= Exercise =
Render the material again word for word, skipping the pictures in it.

= Data lines =

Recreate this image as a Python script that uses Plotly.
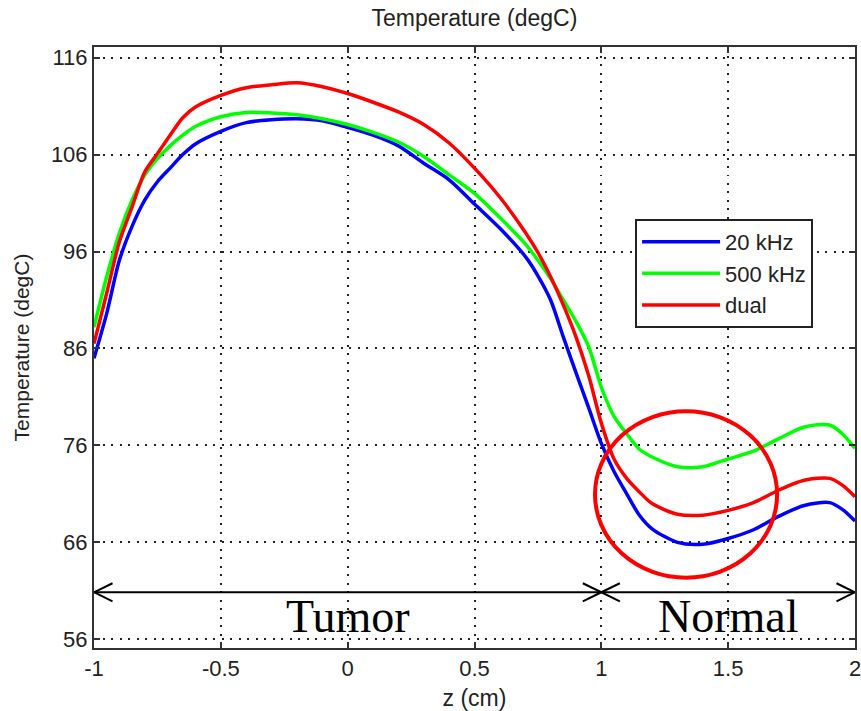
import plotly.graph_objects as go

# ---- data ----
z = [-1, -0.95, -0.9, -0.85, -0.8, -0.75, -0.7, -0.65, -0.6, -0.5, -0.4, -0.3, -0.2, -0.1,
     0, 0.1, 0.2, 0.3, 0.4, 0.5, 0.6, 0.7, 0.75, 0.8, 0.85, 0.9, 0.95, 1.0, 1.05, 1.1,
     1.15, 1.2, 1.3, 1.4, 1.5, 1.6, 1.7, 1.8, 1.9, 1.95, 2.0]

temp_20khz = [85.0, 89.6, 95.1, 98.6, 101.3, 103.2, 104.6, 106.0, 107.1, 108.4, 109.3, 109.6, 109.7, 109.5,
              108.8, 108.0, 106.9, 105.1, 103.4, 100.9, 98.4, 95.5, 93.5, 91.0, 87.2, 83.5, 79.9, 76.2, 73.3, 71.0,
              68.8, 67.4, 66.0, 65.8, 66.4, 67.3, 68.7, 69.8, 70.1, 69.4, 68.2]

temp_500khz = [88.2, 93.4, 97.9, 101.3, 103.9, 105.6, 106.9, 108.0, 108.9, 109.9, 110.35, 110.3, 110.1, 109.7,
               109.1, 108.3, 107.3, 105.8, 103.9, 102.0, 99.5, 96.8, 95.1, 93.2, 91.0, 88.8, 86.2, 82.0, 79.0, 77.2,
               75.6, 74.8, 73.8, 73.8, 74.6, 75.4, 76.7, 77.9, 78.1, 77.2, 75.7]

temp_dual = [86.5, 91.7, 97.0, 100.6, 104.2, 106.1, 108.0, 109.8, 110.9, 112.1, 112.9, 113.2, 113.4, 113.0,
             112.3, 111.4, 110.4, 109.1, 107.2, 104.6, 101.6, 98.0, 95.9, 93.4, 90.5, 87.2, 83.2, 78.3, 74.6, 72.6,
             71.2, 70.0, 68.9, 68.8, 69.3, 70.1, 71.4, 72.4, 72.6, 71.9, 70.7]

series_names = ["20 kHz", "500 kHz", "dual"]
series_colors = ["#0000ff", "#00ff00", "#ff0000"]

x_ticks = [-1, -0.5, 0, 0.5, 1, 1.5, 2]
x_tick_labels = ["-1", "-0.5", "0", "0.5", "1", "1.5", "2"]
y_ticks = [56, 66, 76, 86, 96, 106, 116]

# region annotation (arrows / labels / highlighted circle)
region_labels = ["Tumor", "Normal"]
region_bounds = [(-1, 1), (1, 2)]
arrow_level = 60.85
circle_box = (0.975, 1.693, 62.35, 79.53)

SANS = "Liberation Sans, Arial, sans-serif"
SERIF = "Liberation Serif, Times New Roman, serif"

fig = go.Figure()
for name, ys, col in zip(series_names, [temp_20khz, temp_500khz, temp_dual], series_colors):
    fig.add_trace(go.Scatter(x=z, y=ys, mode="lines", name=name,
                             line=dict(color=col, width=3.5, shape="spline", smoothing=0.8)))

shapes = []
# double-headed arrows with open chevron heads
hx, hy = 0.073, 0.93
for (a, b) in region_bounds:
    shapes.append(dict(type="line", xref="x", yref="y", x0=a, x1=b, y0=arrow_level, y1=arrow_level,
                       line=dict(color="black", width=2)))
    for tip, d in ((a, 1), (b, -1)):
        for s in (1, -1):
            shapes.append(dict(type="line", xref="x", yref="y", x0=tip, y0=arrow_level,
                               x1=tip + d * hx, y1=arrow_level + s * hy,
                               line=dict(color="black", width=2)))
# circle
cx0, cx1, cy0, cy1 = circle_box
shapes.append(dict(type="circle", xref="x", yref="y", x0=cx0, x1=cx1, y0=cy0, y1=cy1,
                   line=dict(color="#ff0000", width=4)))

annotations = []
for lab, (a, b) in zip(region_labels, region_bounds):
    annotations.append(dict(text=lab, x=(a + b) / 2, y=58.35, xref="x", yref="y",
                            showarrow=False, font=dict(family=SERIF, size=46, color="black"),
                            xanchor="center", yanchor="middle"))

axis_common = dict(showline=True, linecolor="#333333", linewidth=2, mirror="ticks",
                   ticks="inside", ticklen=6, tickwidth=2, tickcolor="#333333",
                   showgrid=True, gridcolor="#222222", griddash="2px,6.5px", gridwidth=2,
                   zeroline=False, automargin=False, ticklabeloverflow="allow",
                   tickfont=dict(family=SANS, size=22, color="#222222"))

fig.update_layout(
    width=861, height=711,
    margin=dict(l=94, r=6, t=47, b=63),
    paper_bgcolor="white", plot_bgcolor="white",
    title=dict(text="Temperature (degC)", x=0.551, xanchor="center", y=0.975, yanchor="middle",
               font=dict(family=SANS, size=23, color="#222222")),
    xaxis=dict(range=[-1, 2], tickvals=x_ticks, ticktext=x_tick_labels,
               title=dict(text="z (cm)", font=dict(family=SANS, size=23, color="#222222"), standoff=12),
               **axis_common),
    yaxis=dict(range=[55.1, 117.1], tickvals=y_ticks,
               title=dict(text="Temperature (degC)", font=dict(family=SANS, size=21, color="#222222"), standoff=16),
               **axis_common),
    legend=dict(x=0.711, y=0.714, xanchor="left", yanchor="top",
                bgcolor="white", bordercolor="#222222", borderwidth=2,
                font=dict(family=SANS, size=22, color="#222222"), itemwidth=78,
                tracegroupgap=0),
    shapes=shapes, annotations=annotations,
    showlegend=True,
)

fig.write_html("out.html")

= Answer in full =
Recreate this image as a Python script that uses Plotly.
import plotly.graph_objects as go

# ---- data ----
z = [-1, -0.95, -0.9, -0.85, -0.8, -0.75, -0.7, -0.65, -0.6, -0.5, -0.4, -0.3, -0.2, -0.1,
     0, 0.1, 0.2, 0.3, 0.4, 0.5, 0.6, 0.7, 0.75, 0.8, 0.85, 0.9, 0.95, 1.0, 1.05, 1.1,
     1.15, 1.2, 1.3, 1.4, 1.5, 1.6, 1.7, 1.8, 1.9, 1.95, 2.0]

temp_20khz = [85.0, 89.6, 95.1, 98.6, 101.3, 103.2, 104.6, 106.0, 107.1, 108.4, 109.3, 109.6, 109.7, 109.5,
              108.8, 108.0, 106.9, 105.1, 103.4, 100.9, 98.4, 95.5, 93.5, 91.0, 87.2, 83.5, 79.9, 76.2, 73.3, 71.0,
              68.8, 67.4, 66.0, 65.8, 66.4, 67.3, 68.7, 69.8, 70.1, 69.4, 68.2]

temp_500khz = [88.2, 93.4, 97.9, 101.3, 103.9, 105.6, 106.9, 108.0, 108.9, 109.9, 110.35, 110.3, 110.1, 109.7,
               109.1, 108.3, 107.3, 105.8, 103.9, 102.0, 99.5, 96.8, 95.1, 93.2, 91.0, 88.8, 86.2, 82.0, 79.0, 77.2,
               75.6, 74.8, 73.8, 73.8, 74.6, 75.4, 76.7, 77.9, 78.1, 77.2, 75.7]

temp_dual = [86.5, 91.7, 97.0, 100.6, 104.2, 106.1, 108.0, 109.8, 110.9, 112.1, 112.9, 113.2, 113.4, 113.0,
             112.3, 111.4, 110.4, 109.1, 107.2, 104.6, 101.6, 98.0, 95.9, 93.4, 90.5, 87.2, 83.2, 78.3, 74.6, 72.6,
             71.2, 70.0, 68.9, 68.8, 69.3, 70.1, 71.4, 72.4, 72.6, 71.9, 70.7]

series_names = ["20 kHz", "500 kHz", "dual"]
series_colors = ["#0000ff", "#00ff00", "#ff0000"]

x_ticks = [-1, -0.5, 0, 0.5, 1, 1.5, 2]
x_tick_labels = ["-1", "-0.5", "0", "0.5", "1", "1.5", "2"]
y_ticks = [56, 66, 76, 86, 96, 106, 116]

# region annotation (arrows / labels / highlighted circle)
region_labels = ["Tumor", "Normal"]
region_bounds = [(-1, 1), (1, 2)]
arrow_level = 60.85
circle_box = (0.975, 1.693, 62.35, 79.53)

SANS = "Liberation Sans, Arial, sans-serif"
SERIF = "Liberation Serif, Times New Roman, serif"

fig = go.Figure()
for name, ys, col in zip(series_names, [temp_20khz, temp_500khz, temp_dual], series_colors):
    fig.add_trace(go.Scatter(x=z, y=ys, mode="lines", name=name,
                             line=dict(color=col, width=3.5, shape="spline", smoothing=0.8)))

shapes = []
# double-headed arrows with open chevron heads
hx, hy = 0.073, 0.93
for (a, b) in region_bounds:
    shapes.append(dict(type="line", xref="x", yref="y", x0=a, x1=b, y0=arrow_level, y1=arrow_level,
                       line=dict(color="black", width=2)))
    for tip, d in ((a, 1), (b, -1)):
        for s in (1, -1):
            shapes.append(dict(type="line", xref="x", yref="y", x0=tip, y0=arrow_level,
                               x1=tip + d * hx, y1=arrow_level + s * hy,
                               line=dict(color="black", width=2)))
# circle
cx0, cx1, cy0, cy1 = circle_box
shapes.append(dict(type="circle", xref="x", yref="y", x0=cx0, x1=cx1, y0=cy0, y1=cy1,
                   line=dict(color="#ff0000", width=4)))

annotations = []
for lab, (a, b) in zip(region_labels, region_bounds):
    annotations.append(dict(text=lab, x=(a + b) / 2, y=58.35, xref="x", yref="y",
                            showarrow=False, font=dict(family=SERIF, size=46, color="black"),
                            xanchor="center", yanchor="middle"))

axis_common = dict(showline=True, linecolor="#333333", linewidth=2, mirror="ticks",
                   ticks="inside", ticklen=6, tickwidth=2, tickcolor="#333333",
                   showgrid=True, gridcolor="#222222", griddash="2px,6.5px", gridwidth=2,
                   zeroline=False, automargin=False, ticklabeloverflow="allow",
                   tickfont=dict(family=SANS, size=22, color="#222222"))

fig.update_layout(
    width=861, height=711,
    margin=dict(l=94, r=6, t=47, b=63),
    paper_bgcolor="white", plot_bgcolor="white",
    title=dict(text="Temperature (degC)", x=0.551, xanchor="center", y=0.975, yanchor="middle",
               font=dict(family=SANS, size=23, color="#222222")),
    xaxis=dict(range=[-1, 2], tickvals=x_ticks, ticktext=x_tick_labels,
               title=dict(text="z (cm)", font=dict(family=SANS, size=23, color="#222222"), standoff=12),
               **axis_common),
    yaxis=dict(range=[55.1, 117.1], tickvals=y_ticks,
               title=dict(text="Temperature (degC)", font=dict(family=SANS, size=21, color="#222222"), standoff=16),
               **axis_common),
    legend=dict(x=0.711, y=0.714, xanchor="left", yanchor="top",
                bgcolor="white", bordercolor="#222222", borderwidth=2,
                font=dict(family=SANS, size=22, color="#222222"), itemwidth=78,
                tracegroupgap=0),
    shapes=shapes, annotations=annotations,
    showlegend=True,
)

fig.write_html("out.html")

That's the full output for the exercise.